Nothing they do can fully replace what they lost with the departure of Juan Soto, but Fried may have been the next-best option for them. He did have a reverse platoon split in 2024, driven largely by a .412 BABIP by left-handed batters, but given the small sample and his career splits to that point, I’m inclined to think that’s just a fluke. He has multiple weapons that should be effective against lefties, including that curveball and his true slider.

Fried would have been a great fit for a lot of teams, but I wonder what the Los Angeles Angels are going to do now that the guy who was probably the best fit for them — he’s good, he’s young, and he happens to be from LA — is already signed. The Angels have to add some high-end pitching to be relevant at all this year, and that would still require them to get a healthy Mike Trout season and probably sign or otherwise acquire at least one more bat.

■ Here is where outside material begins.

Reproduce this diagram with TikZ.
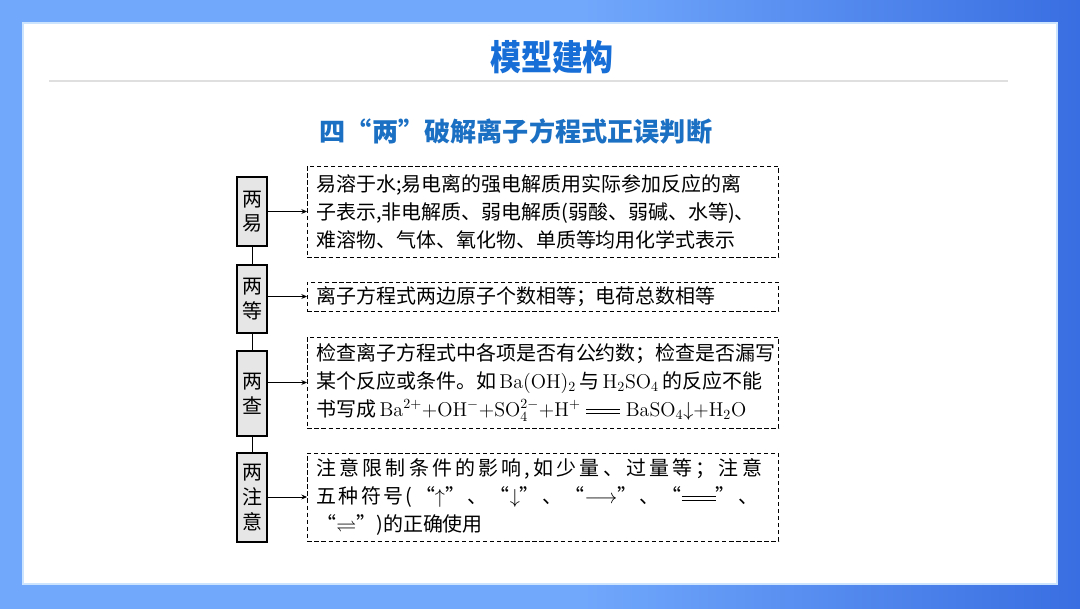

The Angels should be heavy on Jack Flaherty, Corbin Burnes, and even Sean Manaea, but they’re unlikely to land even one of these guys. I don’t understand playing out the string of the Trout contract without investing in more talent around him. At that point, just trade him and start a proper rebuild, especially now that Shohei Ohtani is gone. The team’s pattern of drafting college hitters who should move quickly says that that is not their mindset, so go spend some of Arte’s money.